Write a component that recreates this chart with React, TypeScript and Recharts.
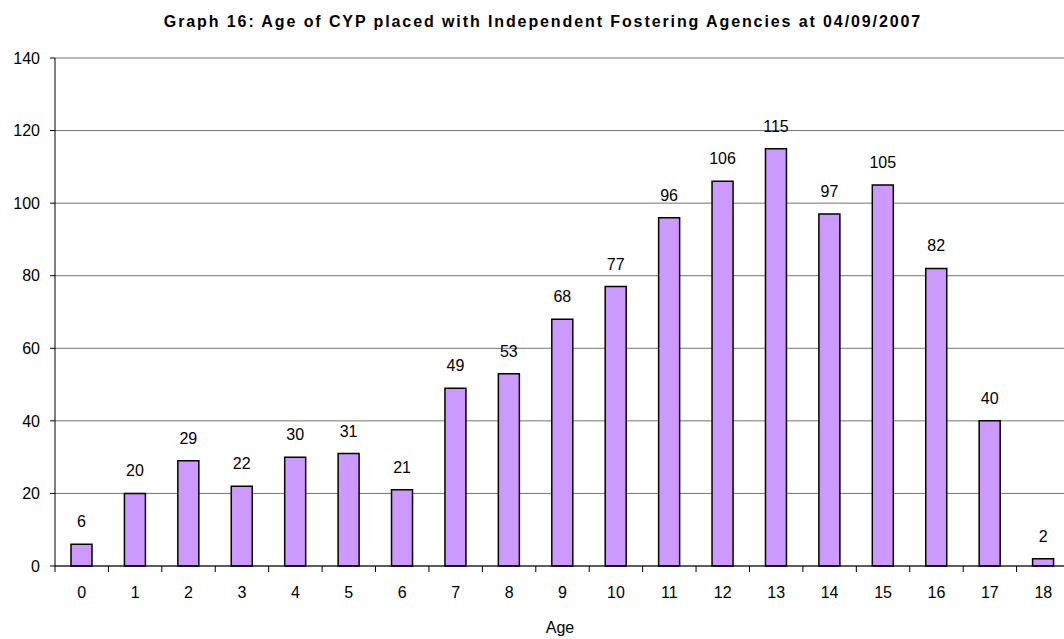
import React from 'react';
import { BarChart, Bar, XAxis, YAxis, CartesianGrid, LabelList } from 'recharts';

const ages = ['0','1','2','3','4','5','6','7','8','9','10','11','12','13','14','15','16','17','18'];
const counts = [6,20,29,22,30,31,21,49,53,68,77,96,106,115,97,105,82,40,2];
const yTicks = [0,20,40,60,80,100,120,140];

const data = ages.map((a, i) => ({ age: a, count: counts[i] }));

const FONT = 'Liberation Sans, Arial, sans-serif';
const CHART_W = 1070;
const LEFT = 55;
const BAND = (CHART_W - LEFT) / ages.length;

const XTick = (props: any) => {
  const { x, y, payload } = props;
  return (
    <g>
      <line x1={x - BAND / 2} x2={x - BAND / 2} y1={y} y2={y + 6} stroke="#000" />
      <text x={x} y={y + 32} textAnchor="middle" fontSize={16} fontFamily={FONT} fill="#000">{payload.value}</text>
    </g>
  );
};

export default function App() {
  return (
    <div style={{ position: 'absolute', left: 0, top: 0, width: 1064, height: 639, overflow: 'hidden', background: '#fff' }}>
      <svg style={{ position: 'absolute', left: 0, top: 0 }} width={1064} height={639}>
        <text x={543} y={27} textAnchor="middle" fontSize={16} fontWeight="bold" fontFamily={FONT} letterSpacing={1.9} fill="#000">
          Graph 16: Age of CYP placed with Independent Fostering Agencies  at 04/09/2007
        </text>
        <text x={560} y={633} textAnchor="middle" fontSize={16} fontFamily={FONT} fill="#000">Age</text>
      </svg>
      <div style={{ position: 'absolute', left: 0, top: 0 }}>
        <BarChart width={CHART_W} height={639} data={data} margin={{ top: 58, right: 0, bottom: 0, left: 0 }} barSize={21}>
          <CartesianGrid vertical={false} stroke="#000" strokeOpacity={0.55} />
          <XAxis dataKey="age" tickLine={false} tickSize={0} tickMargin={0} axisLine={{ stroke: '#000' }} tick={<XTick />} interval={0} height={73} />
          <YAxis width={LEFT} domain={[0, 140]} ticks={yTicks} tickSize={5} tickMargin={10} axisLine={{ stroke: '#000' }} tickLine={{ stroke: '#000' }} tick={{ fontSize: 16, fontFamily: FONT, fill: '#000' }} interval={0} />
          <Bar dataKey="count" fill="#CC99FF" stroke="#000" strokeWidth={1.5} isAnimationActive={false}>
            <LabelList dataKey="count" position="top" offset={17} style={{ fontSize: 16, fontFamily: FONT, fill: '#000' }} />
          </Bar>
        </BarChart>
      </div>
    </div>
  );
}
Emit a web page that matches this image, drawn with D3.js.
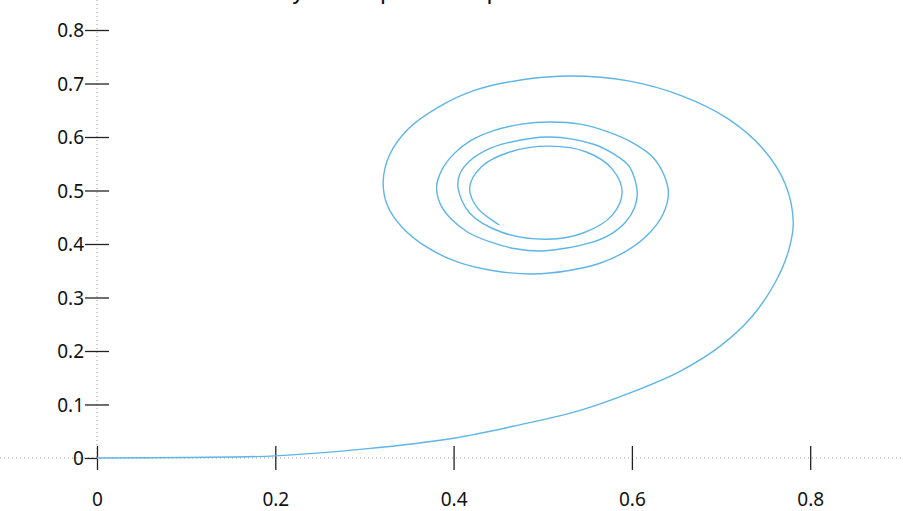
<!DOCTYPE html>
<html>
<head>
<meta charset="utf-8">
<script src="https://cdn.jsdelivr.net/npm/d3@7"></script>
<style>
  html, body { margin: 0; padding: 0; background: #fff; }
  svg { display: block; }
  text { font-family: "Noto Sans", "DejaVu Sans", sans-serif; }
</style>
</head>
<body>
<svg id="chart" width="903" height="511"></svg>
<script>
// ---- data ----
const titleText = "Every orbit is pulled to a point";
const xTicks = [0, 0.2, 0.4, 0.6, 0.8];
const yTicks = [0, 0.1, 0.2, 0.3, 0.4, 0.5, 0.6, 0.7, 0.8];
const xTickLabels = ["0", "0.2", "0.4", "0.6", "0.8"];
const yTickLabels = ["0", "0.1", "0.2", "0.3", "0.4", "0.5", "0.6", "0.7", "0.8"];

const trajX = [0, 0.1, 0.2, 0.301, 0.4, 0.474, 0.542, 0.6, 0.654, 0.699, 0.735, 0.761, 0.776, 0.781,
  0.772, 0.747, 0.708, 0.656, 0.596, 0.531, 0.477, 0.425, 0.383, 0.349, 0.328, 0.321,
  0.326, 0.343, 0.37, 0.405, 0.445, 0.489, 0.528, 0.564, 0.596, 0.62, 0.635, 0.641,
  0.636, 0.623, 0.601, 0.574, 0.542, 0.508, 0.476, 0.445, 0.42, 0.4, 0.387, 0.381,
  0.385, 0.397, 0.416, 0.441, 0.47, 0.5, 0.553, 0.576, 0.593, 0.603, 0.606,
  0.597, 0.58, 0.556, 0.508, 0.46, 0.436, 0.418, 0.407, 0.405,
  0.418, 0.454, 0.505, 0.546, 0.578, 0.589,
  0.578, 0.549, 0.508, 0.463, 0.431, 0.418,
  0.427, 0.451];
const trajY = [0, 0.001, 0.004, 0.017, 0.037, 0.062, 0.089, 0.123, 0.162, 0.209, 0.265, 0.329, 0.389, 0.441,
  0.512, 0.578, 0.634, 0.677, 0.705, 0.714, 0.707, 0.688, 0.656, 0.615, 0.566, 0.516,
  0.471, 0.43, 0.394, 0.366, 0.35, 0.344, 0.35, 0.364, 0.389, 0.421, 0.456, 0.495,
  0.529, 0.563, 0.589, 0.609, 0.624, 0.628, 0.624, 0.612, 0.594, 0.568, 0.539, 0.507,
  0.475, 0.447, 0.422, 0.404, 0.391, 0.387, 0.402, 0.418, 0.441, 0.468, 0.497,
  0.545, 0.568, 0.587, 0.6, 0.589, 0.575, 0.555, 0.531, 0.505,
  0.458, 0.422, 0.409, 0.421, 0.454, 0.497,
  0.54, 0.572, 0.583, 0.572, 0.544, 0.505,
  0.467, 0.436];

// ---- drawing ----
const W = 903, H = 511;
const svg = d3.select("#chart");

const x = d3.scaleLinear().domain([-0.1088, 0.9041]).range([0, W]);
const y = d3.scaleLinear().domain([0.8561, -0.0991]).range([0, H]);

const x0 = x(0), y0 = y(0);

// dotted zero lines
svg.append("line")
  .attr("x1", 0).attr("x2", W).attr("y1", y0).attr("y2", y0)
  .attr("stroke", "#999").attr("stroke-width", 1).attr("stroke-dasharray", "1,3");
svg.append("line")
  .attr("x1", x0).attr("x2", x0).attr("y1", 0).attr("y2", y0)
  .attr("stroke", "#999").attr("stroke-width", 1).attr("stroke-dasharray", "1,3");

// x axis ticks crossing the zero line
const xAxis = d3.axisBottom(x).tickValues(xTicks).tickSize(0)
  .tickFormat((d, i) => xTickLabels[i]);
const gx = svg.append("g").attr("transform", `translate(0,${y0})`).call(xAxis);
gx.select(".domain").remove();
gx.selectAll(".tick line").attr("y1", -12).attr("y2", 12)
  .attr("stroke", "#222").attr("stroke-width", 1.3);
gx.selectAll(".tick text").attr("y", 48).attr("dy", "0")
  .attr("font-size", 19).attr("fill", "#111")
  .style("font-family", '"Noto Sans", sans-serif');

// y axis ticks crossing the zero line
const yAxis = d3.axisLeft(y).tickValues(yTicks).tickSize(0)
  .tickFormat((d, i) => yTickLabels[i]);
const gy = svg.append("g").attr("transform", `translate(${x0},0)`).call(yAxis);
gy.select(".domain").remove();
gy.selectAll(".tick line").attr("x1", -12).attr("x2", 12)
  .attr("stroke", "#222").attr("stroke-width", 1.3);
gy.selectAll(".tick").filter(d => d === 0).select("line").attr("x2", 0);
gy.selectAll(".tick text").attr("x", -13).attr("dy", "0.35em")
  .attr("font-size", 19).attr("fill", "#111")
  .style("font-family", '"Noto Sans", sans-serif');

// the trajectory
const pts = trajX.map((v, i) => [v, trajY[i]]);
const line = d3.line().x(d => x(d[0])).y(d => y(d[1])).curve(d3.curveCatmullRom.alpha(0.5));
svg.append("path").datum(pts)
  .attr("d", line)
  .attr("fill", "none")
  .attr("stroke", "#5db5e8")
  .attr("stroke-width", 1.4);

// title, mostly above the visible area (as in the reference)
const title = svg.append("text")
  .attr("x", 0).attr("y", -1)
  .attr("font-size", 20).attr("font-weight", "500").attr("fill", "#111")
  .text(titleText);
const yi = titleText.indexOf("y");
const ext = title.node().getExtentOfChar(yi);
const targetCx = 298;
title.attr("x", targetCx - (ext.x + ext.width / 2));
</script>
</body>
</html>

---*---

PROBLEM REQUIREMENTS — Print exactly what appears from the line holding "Emit a web page" down to the line holding "const x0 = x(0), y0 = y(0);", both ends kept, leaving out the pictures.

THE REPLY —
Emit a web page that matches this image, drawn with D3.js.
<!DOCTYPE html>
<html>
<head>
<meta charset="utf-8">
<script src="https://cdn.jsdelivr.net/npm/d3@7"></script>
<style>
  html, body { margin: 0; padding: 0; background: #fff; }
  svg { display: block; }
  text { font-family: "Noto Sans", "DejaVu Sans", sans-serif; }
</style>
</head>
<body>
<svg id="chart" width="903" height="511"></svg>
<script>
// ---- data ----
const titleText = "Every orbit is pulled to a point";
const xTicks = [0, 0.2, 0.4, 0.6, 0.8];
const yTicks = [0, 0.1, 0.2, 0.3, 0.4, 0.5, 0.6, 0.7, 0.8];
const xTickLabels = ["0", "0.2", "0.4", "0.6", "0.8"];
const yTickLabels = ["0", "0.1", "0.2", "0.3", "0.4", "0.5", "0.6", "0.7", "0.8"];

const trajX = [0, 0.1, 0.2, 0.301, 0.4, 0.474, 0.542, 0.6, 0.654, 0.699, 0.735, 0.761, 0.776, 0.781,
  0.772, 0.747, 0.708, 0.656, 0.596, 0.531, 0.477, 0.425, 0.383, 0.349, 0.328, 0.321,
  0.326, 0.343, 0.37, 0.405, 0.445, 0.489, 0.528, 0.564, 0.596, 0.62, 0.635, 0.641,
  0.636, 0.623, 0.601, 0.574, 0.542, 0.508, 0.476, 0.445, 0.42, 0.4, 0.387, 0.381,
  0.385, 0.397, 0.416, 0.441, 0.47, 0.5, 0.553, 0.576, 0.593, 0.603, 0.606,
  0.597, 0.58, 0.556, 0.508, 0.46, 0.436, 0.418, 0.407, 0.405,
  0.418, 0.454, 0.505, 0.546, 0.578, 0.589,
  0.578, 0.549, 0.508, 0.463, 0.431, 0.418,
  0.427, 0.451];
const trajY = [0, 0.001, 0.004, 0.017, 0.037, 0.062, 0.089, 0.123, 0.162, 0.209, 0.265, 0.329, 0.389, 0.441,
  0.512, 0.578, 0.634, 0.677, 0.705, 0.714, 0.707, 0.688, 0.656, 0.615, 0.566, 0.516,
  0.471, 0.43, 0.394, 0.366, 0.35, 0.344, 0.35, 0.364, 0.389, 0.421, 0.456, 0.495,
  0.529, 0.563, 0.589, 0.609, 0.624, 0.628, 0.624, 0.612, 0.594, 0.568, 0.539, 0.507,
  0.475, 0.447, 0.422, 0.404, 0.391, 0.387, 0.402, 0.418, 0.441, 0.468, 0.497,
  0.545, 0.568, 0.587, 0.6, 0.589, 0.575, 0.555, 0.531, 0.505,
  0.458, 0.422, 0.409, 0.421, 0.454, 0.497,
  0.54, 0.572, 0.583, 0.572, 0.544, 0.505,
  0.467, 0.436];

// ---- drawing ----
const W = 903, H = 511;
const svg = d3.select("#chart");

const x = d3.scaleLinear().domain([-0.1088, 0.9041]).range([0, W]);
const y = d3.scaleLinear().domain([0.8561, -0.0991]).range([0, H]);

const x0 = x(0), y0 = y(0);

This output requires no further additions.